2011-11-04 – OWS Composting – Treehugger

Occupy Wall Street’s Now Composting, Distributing It To Community Gardens

Mat McDermott
Living / Lawn & Garden
November 4, 2011

http://www.treehugger.com/lawn-garden/occupy-wall-street-composting-distributing-to-community-gardens.html

Mat McDermott/CC BY-NC-ND 3.0

The new bike-powered generators down at the Occupy Wall Street encampment in Zucotti Park have been all the rage in the media (and with passersby) since they were built. They are certainly cool, and providing a much-needed service since the police confiscated OWS’ generators, citing safety concerns. But there’s also another interesting sustainability story going on, right next to the bike generators: Composting.

Coordinated by Time’s Up!, between 75-200 pounds of compostable waste is being collected each day from the encampment. There’s no on-site compost pile, perhaps obviously; rather, the plastic bins of waste are being taken by cargo bike to a number of community compost collecting facilities in Manhattan, such as the Lower East Side Ecology Center, Earth Matter, and El Jardin de Paraíso.

Time’s Up! member Brennan Cavanaugh (in the photo above) says there’s be a lot of commercial interest in the compostable waste, but they’ve remained committed to keeping the waste both out of the landfill waste stream and out of the hands of the commercial carting interests — and remained committed to moving everything via bicycle to eliminate the use of fossil fuel powered transport.

Reducing fossil fuel-based products is also part of the plans of the newly formed OWS Sustainability Working Group. Bottled water, as well as all single-use plastic products are planned to be phased out as the Sustainability group coordinates with Sanitation and Kitchen working groups to make the Zucotti Park encampment more environmental friendly.
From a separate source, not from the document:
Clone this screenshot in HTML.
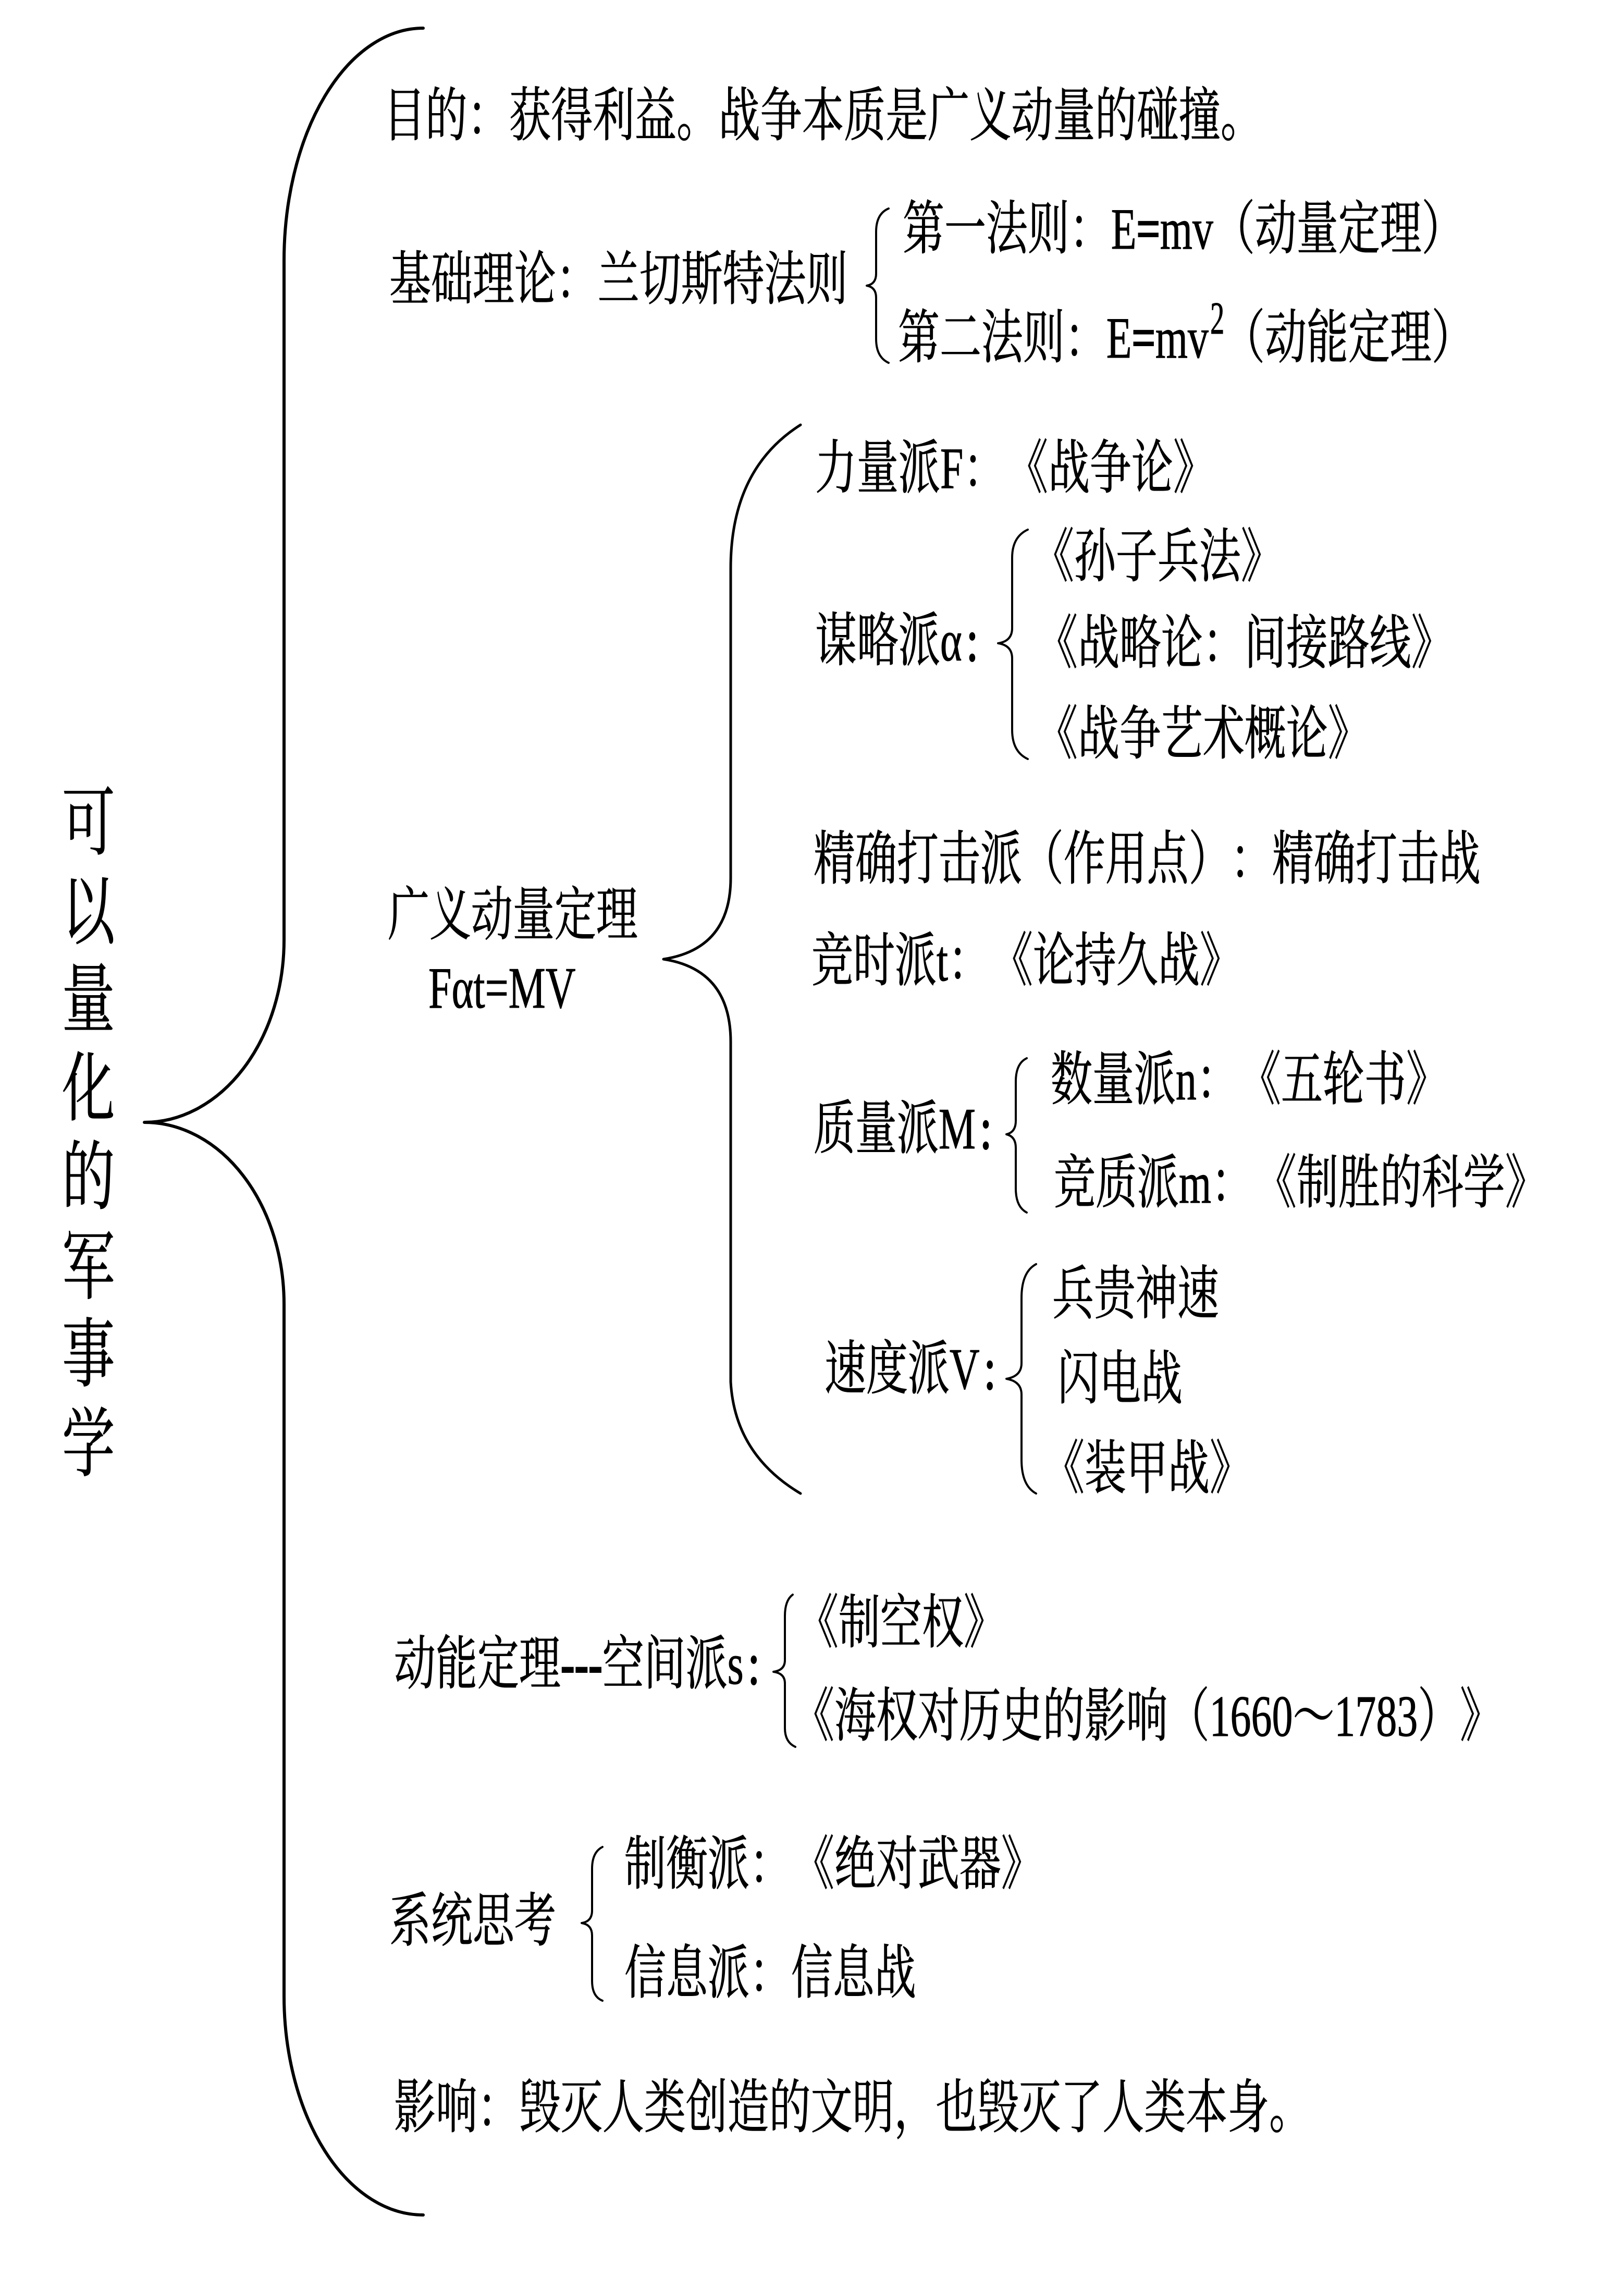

A side note: In fact, the police unintentionally helped out in this regard when they confiscated the OWS generators. Though the current number of bike generators are not sufficient for the group’s entire electricity needs, just six more will do the trick.

As Time’s Up!’s Catherine Talese says, what Sustainability is doing is really a microcosm of what OWS is trying to do more broadly — people attempting to make a system that works for the needs of the people first and foremost, working together to do so.

It may sound a bit cliché but it’s true: “We’re not for independence,” Talese says. “We’re for interdependence.”